While it takes a while for the heart of the story to open up and get under way, once the characters discover that they don't live in an ordinary world, but one of fae and magic, the tale really takes off.  After their father is kidnapped, Kat and her twin brother Roger discover that the fairy tales they grew up with were based on reality, that an alternate world existed before the Rose Queen became corrupt and turned truth into legend.  There's a prophecy about the Truth and the Lie, and it is widely believed that Kat is the Truth and Roger is the Lie.  It is their destiny to right the wrongs that occured almost a thousand years ago.  Together with their friend Jim and a host of fae now living in our world, they have the power to save--or destroy--the future.

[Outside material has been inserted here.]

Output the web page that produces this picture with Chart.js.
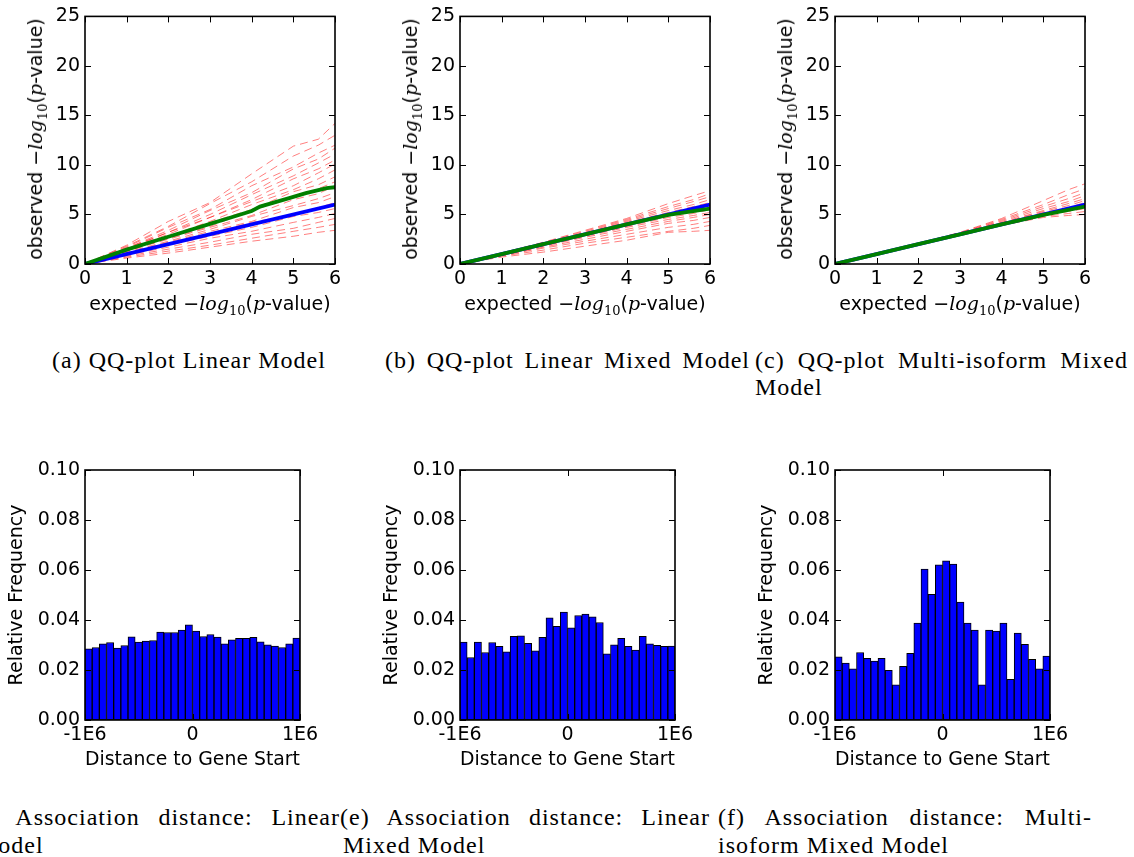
<!DOCTYPE html>
<html>
<head>
<meta charset="utf-8">
<script src="https://cdn.jsdelivr.net/npm/chart.js@4.4.1/dist/chart.umd.min.js"></script>
<style>
  html, body { margin:0; padding:0; background:#fff; }
  body { width:1134px; height:857px; position:relative; overflow:hidden; }
  canvas { position:absolute; }
  .cap { position:absolute; font-family:"Liberation Serif", serif; font-size:24px; line-height:28px; letter-spacing:1px; white-space:nowrap; color:#000; }
  .just { text-align:justify; text-align-last:justify; white-space:normal; }
  .ax { position:absolute; font-family:"DejaVu Sans", sans-serif; font-size:19px; white-space:nowrap; color:#000; transform:translate(-50%,-50%); }
  .ax.rot { transform:translate(-50%,-50%) rotate(-90deg); }
  .ax i { font-family:"DejaVu Serif", serif; font-style:italic; }
  .ax sub { font-family:"DejaVu Serif", serif; font-size:13px; vertical-align:-5px; line-height:0; }
</style>
</head>
<body>
<canvas id="qa" width="375" height="330" style="left:0;top:0"></canvas>
<canvas id="qb" width="375" height="330" style="left:375px;top:0"></canvas>
<canvas id="qc" width="375" height="330" style="left:750px;top:0"></canvas>
<canvas id="hd" width="375" height="330" style="left:0;top:450px"></canvas>
<canvas id="he" width="375" height="330" style="left:375px;top:450px"></canvas>
<canvas id="hf" width="375" height="330" style="left:750px;top:450px"></canvas>

<div id="labels"></div>

<div class="cap" style="left:52px;top:346px">(a) QQ-plot Linear Model</div>
<div class="cap just" style="left:385px;top:346px;width:365px">(b) QQ-plot Linear Mixed Model</div>
<div class="cap just" style="left:755px;top:346px;width:373px">(c) QQ-plot Multi-isoform Mixed</div>
<div class="cap" style="left:755px;top:373px">Model</div>

<div class="cap just" style="left:-33px;top:803px;width:373px">(d) Association distance: Linear</div>
<div class="cap" style="left:-24px;top:831px">Model</div>
<div class="cap just" style="left:340px;top:803px;width:370px">(e) Association distance: Linear</div>
<div class="cap" style="left:343px;top:831px">Mixed Model</div>
<div class="cap just" style="left:718px;top:803px;width:374px">(f) Association distance: Multi-</div>
<div class="cap" style="left:718px;top:831px">isoform Mixed Model</div>

<script>
// ---------------- DATA ----------------
// QQ plots: expected -log10(p) grid for permutation curves
const qqX = [0, 1, 2, 3, 4, 5, 5.6, 6];
// expected (null) diagonal
const expectedX = [0, 6];
const expectedY = [0, 6];

// (a) Linear Model - permutation curves (observed at qqX)
const permA = [
  [0, 1.9, 4.3, 6.2, 9.1, 11.9, 12.6, 14.2],
  [0, 1.8, 3.8, 6.1, 8.3, 10.9, 12.0, 13.0],
  [0, 1.7, 3.7, 5.5, 7.9, 9.8, 11.2, 12.0],
  [0, 1.6, 3.4, 5.4, 7.2, 9.6, 10.6, 11.7],
  [0, 1.6, 3.2, 5.0, 7.0, 8.9, 10.2, 11.1],
  [0, 1.5, 3.2, 4.7, 6.5, 8.6, 9.6, 10.5],
  [0, 1.5, 3.0, 4.7, 6.3, 7.9, 9.2, 10.1],
  [0, 1.4, 2.8, 4.3, 6.0, 7.5, 8.6, 9.5],
  [0, 1.4, 2.7, 4.2, 5.5, 7.3, 8.0, 8.8],
  [0, 1.3, 2.6, 3.8, 5.4, 6.7, 7.6, 8.3],
  [0, 1.3, 2.5, 3.7, 4.9, 6.5, 7.1, 7.9],
  [0, 1.2, 2.3, 3.5, 4.8, 5.9, 6.6, 7.2],
  [0, 1.1, 2.2, 3.3, 4.3, 5.7, 6.2, 6.8],
  [0, 1.1, 2.1, 3.1, 4.2, 5.0, 5.7, 6.2],
  [0, 1.0, 1.9, 2.8, 3.7, 4.8, 5.2, 5.6],
  [0, 0.9, 1.7, 2.6, 3.3, 4.2, 4.7, 5.1],
  [0, 0.8, 1.5, 2.2, 3.0, 3.6, 4.2, 4.6],
  [0, 0.7, 1.3, 1.9, 2.6, 3.3, 3.7, 4.0],
  [0, 0.6, 1.1, 1.7, 2.3, 2.8, 3.2, 3.4]
];
// (a) observed curve
const obsAx = [0, 1, 2, 3, 3.5, 4, 4.2, 4.9, 5.3, 5.8, 6];
const obsAy = [0, 1.45, 2.75, 4.05, 4.7, 5.35, 5.8, 6.65, 7.15, 7.65, 7.75];

// (b) Linear Mixed Model
const permB = [
  [0, 1.1, 2.2, 3.4, 4.6, 6.1, 6.9, 7.4],
  [0, 1.05, 2.15, 3.3, 4.5, 5.8, 6.5, 7.1],
  [0, 1.05, 2.1, 3.2, 4.4, 5.6, 6.3, 6.8],
  [0, 1.0, 2.1, 3.1, 4.3, 5.4, 6.0, 6.5],
  [0, 1.0, 2.0, 3.1, 4.2, 5.2, 5.8, 6.2],
  [0, 1.0, 2.0, 3.0, 4.0, 5.0, 5.5, 5.9],
  [0, 1.0, 1.95, 2.95, 3.9, 4.9, 5.3, 5.7],
  [0, 0.95, 1.9, 2.9, 3.8, 4.7, 5.1, 5.5],
  [0, 0.95, 1.85, 2.8, 3.7, 4.5, 4.9, 5.2],
  [0, 0.9, 1.8, 2.7, 3.5, 4.3, 4.7, 5.0],
  [0, 0.9, 1.7, 2.5, 3.3, 4.1, 4.4, 4.7],
  [0, 0.85, 1.6, 2.3, 3.0, 3.7, 4.0, 4.3],
  [0, 0.8, 1.4, 2.1, 2.7, 3.3, 3.6, 3.9],
  [0, 0.7, 1.2, 1.8, 2.4, 3.2, 3.3, 3.4]
];
const obsBx = [0, 1, 2, 3, 4, 5, 6];
const obsBy = [0, 1.0, 2.0, 3.0, 4.0, 4.95, 5.6];

// (c) Multi-isoform Mixed Model
const permC = [
  [0, 1.0, 2.05, 3.2, 4.6, 6.4, 7.5, 8.1],
  [0, 1.0, 2.05, 3.15, 4.5, 6.0, 7.0, 7.6],
  [0, 1.0, 2.05, 3.1, 4.4, 5.8, 6.6, 7.2],
  [0, 1.0, 2.0, 3.1, 4.3, 5.6, 6.3, 6.9],
  [0, 1.0, 2.0, 3.05, 4.2, 5.4, 6.1, 6.6],
  [0, 1.0, 2.0, 3.05, 4.15, 5.3, 5.9, 6.4],
  [0, 1.0, 2.0, 3.0, 4.1, 5.2, 5.7, 6.2],
  [0, 1.0, 2.0, 3.0, 4.05, 5.1, 5.6, 6.0],
  [0, 1.0, 2.0, 3.0, 4.0, 5.0, 5.4, 5.8],
  [0, 1.0, 2.0, 3.0, 4.0, 4.9, 5.3, 5.6],
  [0, 1.0, 2.0, 2.95, 3.95, 4.8, 5.1, 5.3],
  [0, 1.0, 1.95, 2.95, 3.9, 4.7, 4.9, 5.0]
];
const obsCx = [0, 1, 2, 3, 4, 5, 6];
const obsCy = [0, 1.0, 2.0, 3.0, 4.0, 4.95, 5.8];

const qqXTicks = [0, 1, 2, 3, 4, 5, 6];
const qqYTicks = [0, 5, 10, 15, 20, 25];

// Histograms: 30 bins over [-1E6, 1E6]
const histRange = [-1e6, 1e6];
const histBinCount = 30;
const freqD = [0.0285, 0.0290, 0.0305, 0.0310, 0.0288, 0.0298, 0.0333, 0.0312, 0.0316, 0.0318,
               0.0352, 0.0350, 0.0350, 0.0360, 0.0381, 0.0356, 0.0334, 0.0342, 0.0332, 0.0305,
               0.0321, 0.0327, 0.0327, 0.0331, 0.0313, 0.0301, 0.0296, 0.0290, 0.0305, 0.0328];
const freqE = [0.0312, 0.0250, 0.0312, 0.0270, 0.0310, 0.0295, 0.0273, 0.0335, 0.0337, 0.0307,
               0.0277, 0.0331, 0.0409, 0.0375, 0.0432, 0.0369, 0.0418, 0.0424, 0.0413, 0.0390,
               0.0265, 0.0301, 0.0327, 0.0295, 0.0280, 0.0335, 0.0305, 0.0299, 0.0295, 0.0296];
const freqF = [0.0253, 0.0228, 0.0205, 0.0270, 0.0247, 0.0236, 0.0247, 0.0199, 0.0141, 0.0215,
               0.0267, 0.0388, 0.0604, 0.0503, 0.0621, 0.0637, 0.0624, 0.0472, 0.0388, 0.0360,
               0.0141, 0.0360, 0.0356, 0.0388, 0.0163, 0.0348, 0.0303, 0.0243, 0.0205, 0.0256];
const histXTicks = [-1e6, 0, 1e6];
const histXTickLabels = ['-1E6', '0', '1E6'];
const histYTicks = [0, 0.02, 0.04, 0.06, 0.08, 0.10];

// ---------------- CHARTS ----------------
Chart.defaults.color = '#000';
Chart.defaults.font.family = '"DejaVu Sans", sans-serif';
Chart.defaults.font.size = 19;

const frameTicks = {
  id: 'frameTicks',
  afterDatasetsDraw(chart) {
    const { ctx, chartArea: a, scales } = chart;
    const L = 6;
    ctx.save();
    ctx.strokeStyle = '#000';
    ctx.lineWidth = 1;
    ctx.beginPath();
    scales.x.ticks.forEach(t => {
      const px = Math.round(scales.x.getPixelForValue(t.value)) + 0.5;
      ctx.moveTo(px, a.bottom); ctx.lineTo(px, a.bottom - L);
      ctx.moveTo(px, a.top); ctx.lineTo(px, a.top + L);
    });
    scales.y.ticks.forEach(t => {
      const py = Math.round(scales.y.getPixelForValue(t.value)) + 0.5;
      ctx.moveTo(a.left, py); ctx.lineTo(a.left + L, py);
      ctx.moveTo(a.right, py); ctx.lineTo(a.right - L, py);
    });
    ctx.stroke();
    ctx.lineWidth = 1.6;
    ctx.strokeRect(a.left, a.top, a.right - a.left, a.bottom - a.top);
    ctx.restore();
  }
};

function qqChart(id, perms, ox, oy) {
  const datasets = [];
  perms.forEach(p => {
    datasets.push({
      data: qqX.map((x, i) => ({ x, y: p[i] })),
      showLine: true, pointRadius: 0, borderWidth: 1, order: 3,
      borderColor: 'rgba(255,0,0,0.5)', borderDash: [8, 5], fill: false
    });
  });
  datasets.push({
    data: expectedX.map((x, i) => ({ x, y: expectedY[i] })), order: 2,
    showLine: true, pointRadius: 0, borderWidth: 3.8, borderColor: 'rgb(0,0,255)', fill: false
  });
  datasets.push({
    data: ox.map((x, i) => ({ x, y: oy[i] })), order: 1,
    showLine: true, pointRadius: 0, borderWidth: 3.8, borderColor: 'rgb(0,128,0)', fill: false
  });
  return new Chart(document.getElementById(id), {
    type: 'scatter',
    data: { datasets },
    plugins: [frameTicks],
    options: {
      responsive: false, animation: false, devicePixelRatio: 1,
      layout: { padding: { top: 14, right: 40, left: 0, bottom: 0 } },
      plugins: { legend: { display: false }, tooltip: { enabled: false } },
      scales: {
        x: {
          type: 'linear', min: 0, max: 6,
          afterBuildTicks: s => { s.ticks = qqXTicks.map(v => ({ value: v })); },
          ticks: { padding: 4, autoSkip: false, maxRotation: 0, callback: v => String(v) },
          grid: { display: false, drawTicks: false }, border: { display: false },
          afterFit: s => { s.height = 66; }
        },
        y: {
          type: 'linear', min: 0, max: 25,
          afterBuildTicks: s => { s.ticks = qqYTicks.map(v => ({ value: v })); },
          ticks: { padding: 5, autoSkip: false, callback: v => String(v) },
          grid: { display: false, drawTicks: false }, border: { display: false },
          afterFit: s => { s.width = 85; }
        }
      }
    }
  });
}

function histChart(id, freq) {
  const w = (histRange[1] - histRange[0]) / histBinCount;
  const data = freq.map((f, i) => ({ x: histRange[0] + (i + 0.5) * w, y: f }));
  return new Chart(document.getElementById(id), {
    type: 'bar',
    data: { datasets: [{
      data, backgroundColor: 'rgb(0,0,255)', borderColor: '#000', borderWidth: 1,
      borderSkipped: false, barPercentage: 1, categoryPercentage: 1
    }] },
    plugins: [frameTicks],
    options: {
      responsive: false, animation: false, devicePixelRatio: 1,
      layout: { padding: { top: 20, right: 75, left: 0, bottom: 0 } },
      plugins: { legend: { display: false }, tooltip: { enabled: false } },
      scales: {
        x: {
          type: 'linear', min: histRange[0], max: histRange[1], offset: false,
          afterBuildTicks: s => { s.ticks = histXTicks.map(v => ({ value: v })); },
          ticks: { padding: 4, autoSkip: false, maxRotation: 0,
                   callback: v => histXTickLabels[histXTicks.indexOf(v)] },
          grid: { display: false, drawTicks: false }, border: { display: false },
          title: { display: true, text: 'Distance to Gene Start', padding: { top: 0, bottom: 9 } },
          afterFit: s => { s.height = 60; }
        },
        y: {
          type: 'linear', min: 0, max: 0.1,
          afterBuildTicks: s => { s.ticks = histYTicks.map(v => ({ value: v })); },
          ticks: { padding: 5, autoSkip: false, callback: v => v.toFixed(2) },
          grid: { display: false, drawTicks: false }, border: { display: false },
          title: { display: true, text: 'Relative Frequency', padding: { top: 6, bottom: 0 } },
          afterFit: s => { s.width = 85; }
        }
      }
    }
  });
}

qqChart('qa', permA, obsAx, obsAy);
qqChart('qb', permB, obsBx, obsBy);
qqChart('qc', permC, obsCx, obsCy);
histChart('hd', freqD);
histChart('he', freqE);
histChart('hf', freqF);

// QQ axis titles (math text) as real HTML text
const xTitle = 'expected −<i>log</i><sub>10</sub>(<i>p</i>-value)';
const yTitle = 'observed −<i>log</i><sub>10</sub>(<i>p</i>-value)';
const lab = document.getElementById('labels');
[0, 375, 750].forEach(off => {
  const xd = document.createElement('div');
  xd.className = 'ax'; xd.innerHTML = xTitle;
  xd.style.left = (off + 210) + 'px'; xd.style.top = '303px';
  lab.appendChild(xd);
  const yd = document.createElement('div');
  yd.className = 'ax rot'; yd.innerHTML = yTitle;
  yd.style.left = (off + 35) + 'px'; yd.style.top = '139px';
  lab.appendChild(yd);
});
</script>
</body>
</html>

PATH OF NEEDLES has a slow start, but picks up speed once the story gets going.  Kollef entwines folklore with her own original ideas seamlessly, making it hard to tell when one ends and the other begins.  There's a lot of fast-moving action and not everything is explained, but the book is the first in a trilogy and this is to be expected.  Kat learns so much about herself, and yet knows so little by the book's end, and Roger knows even less.  I'm excited to see more of his side to the story in future books.  The book is a pure fantasy adventure with little romance, at least in the first book, though there are hints of possiblities in future titles. 

It will be interesting to see where Kollef is going and how she'll bring more obscure fairy tales into the public eye as she continues writing.  The ebook, which launches tomorrow, will retail for $2.99, a pricepoint that is easy to stomach.  A print book is being proofed now and will be released soon.  For more information on Kollef and her series, check out her brand-new web site, which features information on the series as well as bonus features such as music, fairy tale retellings, deleted scenes, and more.
C O V E R   D E S I G N:

I like the way the cover is both fantasy and modern-day at the time.  The thorny design reminds me of various SLEEPING BEAUTY covers I've seen, and also brings memories of Alex Flinn's original fairy tale covers to mind (BEASTLY, etc.). 

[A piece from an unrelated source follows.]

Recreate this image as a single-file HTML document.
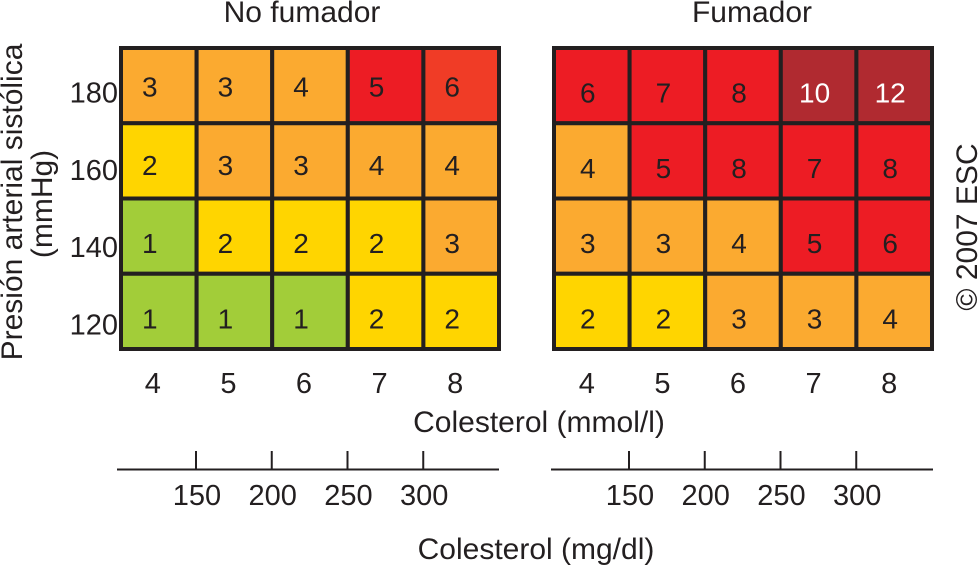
<!DOCTYPE html>
<html lang="es">
<head>
<meta charset="utf-8">
<title>Riesgo cardiovascular</title>
<style>
html,body{margin:0;padding:0;background:#fff;width:980px;height:565px;overflow:hidden}
svg{display:block}
text{font-family:"Liberation Sans",Arial,sans-serif;fill:#231f20}
</style>
</head>
<body>
<svg id="chart" width="980" height="565" viewBox="0 0 980 565" xmlns="http://www.w3.org/2000/svg">
  <text x="302" y="22" font-size="30" text-anchor="middle">No fumador</text>
  <text x="752" y="22" font-size="30" text-anchor="middle">Fumador</text>
  <text transform="translate(22,202) rotate(-90)" font-size="30" text-anchor="middle">Presión arterial sistólica</text>
  <text transform="translate(52,204) rotate(-90)" font-size="30" text-anchor="middle">(mmHg)</text>
  <text x="539" y="432" font-size="30" text-anchor="middle">Colesterol (mmol/l)</text>
  <text x="536" y="559" font-size="30" text-anchor="middle">Colesterol (mg/dl)</text>
  <text transform="translate(977,227) rotate(-90)" font-size="30" text-anchor="middle">© 2007 ESC</text>
  <g id="plot"></g>
</svg>
<script>
// Chart data
const mmolCategories = [4, 5, 6, 7, 8];
const pressureCategories = [180, 160, 140, 120];
const mgdlTicks = [150, 200, 250, 300];
const nonSmokerValues = [
  [3, 3, 4, 5, 6],
  [2, 3, 3, 4, 4],
  [1, 2, 2, 2, 3],
  [1, 1, 1, 2, 2]
];
const smokerValues = [
  [6, 7, 8, 10, 12],
  [4, 5, 8, 7, 8],
  [3, 3, 4, 5, 6],
  [2, 2, 3, 3, 4]
];
const nonSmokerLevels = [
  ['orange', 'orange', 'orange', 'red', 'orangeRed'],
  ['yellow', 'orange', 'orange', 'orange', 'orange'],
  ['green', 'yellow', 'yellow', 'yellow', 'orange'],
  ['green', 'green', 'green', 'yellow', 'yellow']
];
const smokerLevels = [
  ['red', 'red', 'red', 'darkRed', 'darkRed'],
  ['orange', 'red', 'red', 'red', 'red'],
  ['orange', 'orange', 'orange', 'red', 'red'],
  ['yellow', 'yellow', 'orange', 'orange', 'orange']
];
const levelColors = {
  green: '#a2cd39',
  yellow: '#ffd500',
  orange: '#fbaa30',
  orangeRed: '#f03c26',
  red: '#ed1c24',
  darkRed: '#b02a30'
};

const NS = 'http://www.w3.org/2000/svg';
const plot = document.getElementById('plot');

function make(tag, attrs, text) {
  const el = document.createElementNS(NS, tag);
  for (const k in attrs) el.setAttribute(k, attrs[k]);
  if (text !== undefined) el.textContent = text;
  return el;
}

// Axis functions
const gridTop = 48, rowStep = 75.25, colStep = 75.6;
function colEdge(panelLeft, i) { return panelLeft + i * colStep; }
function rowEdge(i) { return gridTop + i * rowStep; }
function mgdlX(panelRefX, v) { return panelRefX + (v - 150) * 1.515; }

function drawPanel(key, panelLeft, values, levels, textDx, topRowsRaised, refX, axisLeft, axisRight, tickDx) {
  const g = make('g', {});
  
  
  plot.appendChild(g);

  values.forEach(function (row, r) {
    row.forEach(function (v, c) {
      const cell = make('rect', {
        x: colEdge(panelLeft, c), y: rowEdge(r),
        width: colStep, height: rowStep,
        fill: levelColors[levels[r][c]],
        stroke: '#231f20', 'stroke-width': 4
      });
      
      
      g.appendChild(cell);
    });
  });

  values.forEach(function (row, r) {
    row.forEach(function (v, c) {
      const raise = topRowsRaised ? Math.max(0, 6 - r * 3) : 0;
      const label = make('text', {
        x: colEdge(panelLeft, c) + colStep / 2 + textDx,
        y: rowEdge(r) + rowStep / 2 + 17 - raise,
        'font-size': 28, 'text-anchor': 'middle'
      }, v);
      if (v >= 10) label.style.fill = '#ffffff';
      
      
      g.appendChild(label);
    });
  });

  mmolCategories.forEach(function (v, c) {
    const t = make('text', {
      x: colEdge(panelLeft, c) + colStep / 2 + tickDx,
      y: 393, 'font-size': 29, 'text-anchor': 'middle'
    }, v);
    
    
    g.appendChild(t);
  });

  const base = make('line', {
    x1: axisLeft, x2: axisRight, y1: 469.5, y2: 469.5,
    stroke: '#231f20', 'stroke-width': 2
  });
  
  
  g.appendChild(base);

  mgdlTicks.forEach(function (v) {
    const x = mgdlX(refX, v);
    const tick = make('line', {
      x1: x, x2: x, y1: 451, y2: 470,
      stroke: '#231f20', 'stroke-width': 2
    });
    
    
    g.appendChild(tick);
    const t = make('text', {
      x: x + 1, y: 505, 'font-size': 29, 'text-anchor': 'middle'
    }, v);
    
    
    g.appendChild(t);
  });
}

drawPanel('non-smoker', 121, nonSmokerValues, nonSmokerLevels, -9, true, 196, 117, 499, -6);
drawPanel('smoker', 554, smokerValues, smokerLevels, -4, false, 629, 551, 933, -5);

pressureCategories.forEach(function (v, r) {
  const t = make('text', {
    x: 118, y: rowEdge(r) + rowStep / 2 + 17 + r * 2,
    'font-size': 29, 'text-anchor': 'end'
  }, v);
  
  
  plot.appendChild(t);
});
</script>
</body>
</html>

The fun thing about the thorns is that the story isn't named after one of the fairy tales you'd expect when seeing thorns, but an older version of Little Red Riding Hood that most people don't know exists!  I really like the way this is reflected in the cover.  The design fits in with the fairy tale covers of its genres, while still remaining unexpected.

I really enjoy seeing the city in silhouette, too, which is a more common pattern in YA now, but only with dystopians.  This series isn't dystopian, but the silhouettes bring a modern edge to this fairy tale-themed story.

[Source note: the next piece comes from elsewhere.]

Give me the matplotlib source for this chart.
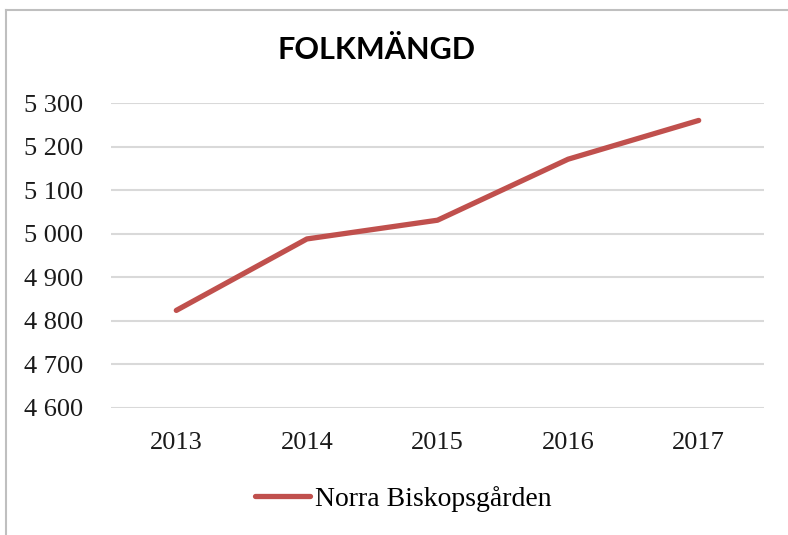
import matplotlib
matplotlib.use("Agg")
import matplotlib.pyplot as plt
from matplotlib.lines import Line2D

years = ["2013", "2014", "2015", "2016", "2017"]
population = [4824, 4988, 5031, 5171, 5260]
yticks = [4600, 4700, 4800, 4900, 5000, 5100, 5200, 5300]
ytick_labels = ["4 600", "4 700", "4 800", "4 900", "5 000", "5 100", "5 200", "5 300"]
series_name = "Norra Biskopsgården"
title = "FOLKMÄNGD"

W, H = 788, 535
fig = plt.figure(figsize=(W / 100, H / 100), dpi=100)
ax = fig.add_axes([111 / W, 1 - 408 / H, (764 - 111) / W, (408 - 103) / H])

serif = ["Liberation Serif", "DejaVu Serif"]
x = list(range(len(years)))
line, = ax.plot(x, population, color="#C0504D", lw=3.8, solid_capstyle="round",
                solid_joinstyle="round", zorder=3)

ax.set_xlim(-0.5, len(years) - 0.5)
ax.set_ylim(4600, 5300)
ax.set_yticks(yticks)
ax.set_yticklabels(ytick_labels, fontsize=19, family=serif, color="#1a1a1a")
ax.set_xticks(x)
ax.set_xticklabels(years, fontsize=19, family=serif, color="#1a1a1a")
ax.tick_params(length=0, axis="y", pad=20)
ax.tick_params(length=0, axis="x", pad=17)
ax.grid(axis="y", color="#D9D9D9", lw=1.5)
ax.set_axisbelow(True)
for s in ax.spines.values():
    s.set_visible(False)

fig.text(377 / W, 1 - 50 / H, title, ha="center", va="center", fontsize=22,
         fontweight="bold", family=["Lato", "DejaVu Sans"])

leg = fig.legend([line], [series_name], loc="center", bbox_to_anchor=(403 / W, 1 - 499 / H),
                 frameon=False, prop={"family": serif, "size": 20},
                 handlelength=2.0, handletextpad=0.15)

fig.add_artist(Line2D([6 / W, 6 / W], [0, 1 - 10 / H], color="#BFBFBF", lw=1.5,
                      transform=fig.transFigure))
fig.add_artist(Line2D([6 / W, 1], [1 - 10 / H, 1 - 10 / H], color="#BFBFBF", lw=1.5,
                      transform=fig.transFigure))

fig.savefig("out.png", dpi=100)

Overall, very interesting design!
O F F I C I A L   I N F O:

Author: Hannah Kollef
Release Date: Out Oct. 12, 2012
Publisher: Hannah Kollef
Received: For Review

When 17-year-old Kat Finnegan is warned in a Brooklyn alleyway that her father is going to disappear, she shrugs and walks away. The next morning her father is gone--leaving behind a booby-trapped apartment and a mystery that has slept for a thousand years.

To get him back, Kat and her twin brother Roger will have to unravel the secrets behind the Rose Queen--the fairy queen who ripped apart reality and stitched it back together, transforming the Fey into the memories known as fairy tales. They will also have to come to grips with their emerging powers and discover why they are known to the magical world as "The Truth" and "The Lie."

Hunted by demons and treacherous Fey, Kat and Roger follow the Queen's trail from Manhattan to Newark. But neither the Queen nor her curse is what they expected, and more is at stake than their father's life--and theirs.

PATH OF NEEDLES is the explosive first book in the Paths series: urban fantasies littered with deadly fairy tales, tangled romance, and heartbreaking betrayals.